First we summarize the results of the graph theory (archetype) analysis and then the atomic property (instance) analysis. Finally, we discuss the relationship between the two kinds of analysis. From the graph theory analysis, there are 1179 different frameworks among the 5120 compounds analyzed. Of these frameworks, 783 (66%) are unique, i.e.,they are found in only one drug molecule. Chart 1 shows graph frameworks for compounds in the CMC database as classified by connectivity triangles. We have shown only frameworks that exist in at least 20 drugs. This set of 32 frameworks accounts for 50% of the 5120 total drug molecules. Clearly the six-ring is the most commonly used framework for these drugs.
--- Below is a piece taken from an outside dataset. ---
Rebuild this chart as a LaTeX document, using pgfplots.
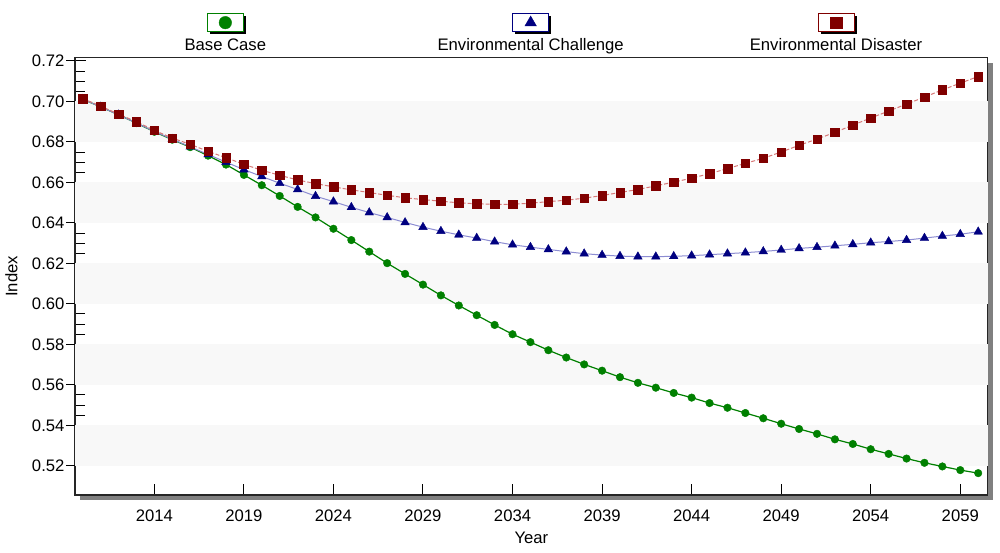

Acyclic molecules (those with no framework) account for 306 (6%) of the molecules we examined.
Our second method of analysis uses topological torsions11 for classification. Several atom properties (atom
type, hybridization, and bond order) are considered. Somewhat more diversity is seen; there are 2506 different frameworks among the 5120 compounds in the database. Again, a large majority of these frameworks (1908, or 76%) are unique. Chart 2 shows atomic property-based drug frameworks (drug instances) that occur in the CMC at least 10 times. Naturally, because this classification scheme accounts for hybridization and bond order, one would expect a more diverse set of frameworks to be required to represent the drug database. Even so, this set of 41 frameworks accounts for 1235 (24%) of the 5120 molecules we examined. Clearly benzene is the most commonly used framework for these drugs.